Den österreichischen Regisseur und Oscar-Preisträger Stefan Ruzowitzky ("Der Fälscher") interessierte die erzählerische Fülle des historischen Romans, dessen Geschichte sich über viele Jahre spannt, nicht zu Unrecht: Irgendwann im Mittelalter wird der kleine Goldmund von seinem Vater ins entlegene Kloster Mariabronn gebracht, wo sich der ältere Novize Narziss um ihn kümmert. Die beiden ganz unterschiedlichen Charaktere werden schnell zu engen Freunden, die sich wie zwei Leibnizsche Monaden ergänzen. Während Narziss (Sabin Tambrea) ein braver, strebsamer junger Diener Gottes ist, lockt den munteren Goldmund (Jannis Niewöhner), dessen ganzes Leben vom Verlust der Mutter geprägt sein wird, das Abenteuer.

Auf der Suche nach Erfüllung und Sinn schlagen die beiden gegensätzliche Wege ein. Narziss wird als Abt dafür sorgen, dass sich im Kloster nichts verändert, der sinnliche Heißsporn Goldmund wählt ein bewegtes Künstler- und Landstreicherdasein, das die Freiheit (und die Frauen) über alles stellt.

Die Entwicklung des ungleichen Duos, das sich am Ende unter dramatischen Umständen wieder begegnet, wäre fraglos spannender Stoff auch für die Leinwand. Doch Regisseur Ruzowitzky spielt die Klaviatur des Melodramas und setzt vor allem auf die emotional effektvollen Momente der in vielen Rückblenden erzählten Geschichte. Oft wechselt sein Film von der Idylle direkt zum großen Drama und wieder zurück. Graustufen dazwischen interessieren kaum.

So mündet etwa Goldmunds romantische Liebesbeziehung mit einem Dienstmädchen auf der sonnenbeschienenen Mohnblumenwiese in blutige Gewalt, seine strahlende Karriere als Holz-Bildhauer endet mit einem derben Rauswurf, und sein Meisterwerk, ein an Kitsch kaum zu überbietender Marienaltar, geht dekorativ in Flammen auf.

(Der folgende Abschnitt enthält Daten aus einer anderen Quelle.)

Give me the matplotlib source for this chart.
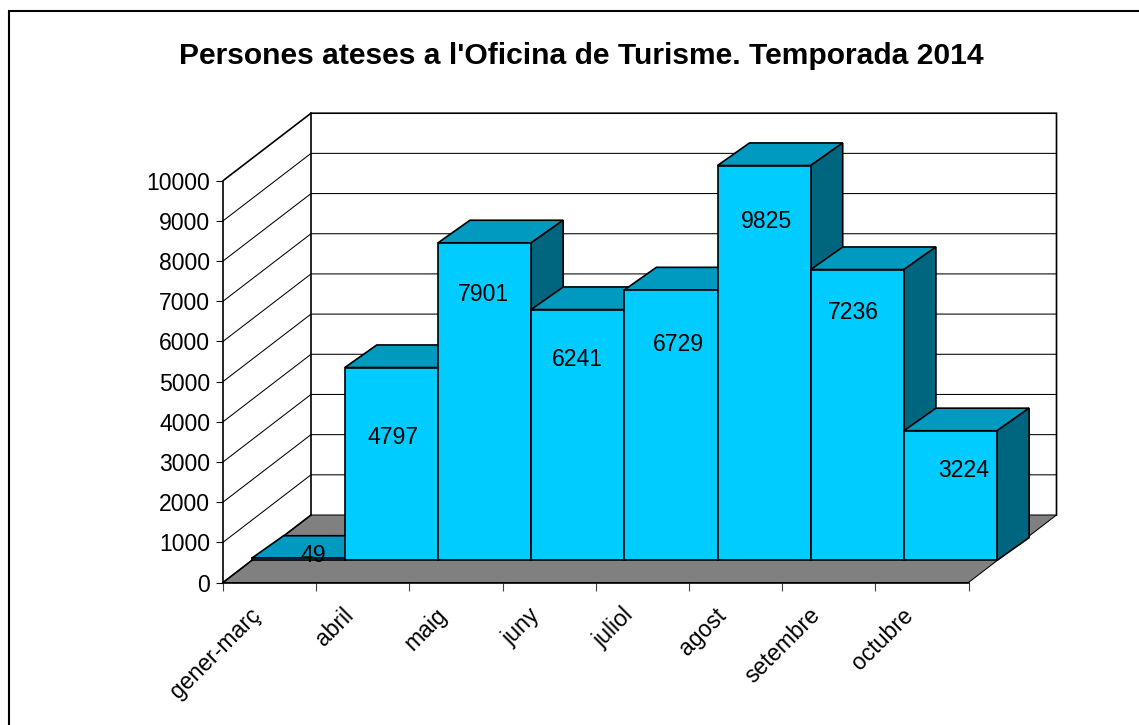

Überhaupt sind Kitsch und Pathos reichlich vorhanden – und werden zu allem Überfluss noch mit schwülstigem Soundtrack angereichert. Inszeniert ist das alles entweder vor eindrucksvoller Landschaft oder in aufwändiger, blitzsauberer Kulisse, in der sogar Schmutz und Armut gut aussehen. Dazu passt, dass in dem mit Matthias Habich, Uwe Ochsenknecht und Jessica Schwarz auch in den Nebenrollen namhaft besetzten Film die Hauptfiguren von makellos schönen Menschen gespielt werden. Jannis Niewöhner ist als Goldmund mit definiertem Superbody geradezu hip und zieht sich entsprechend oft aus. In all dieser Aufgeräumtheit ist es ein Pluspunkt, dass Ruzowitzky subtil in der Schwebe hält, wie weit die Liebe zwischen Narziss und Goldmund geht – ebenso wie die keck erfundene Randnotiz, dass Hieronymus Bosch eine Frau war. . . (110 Min.)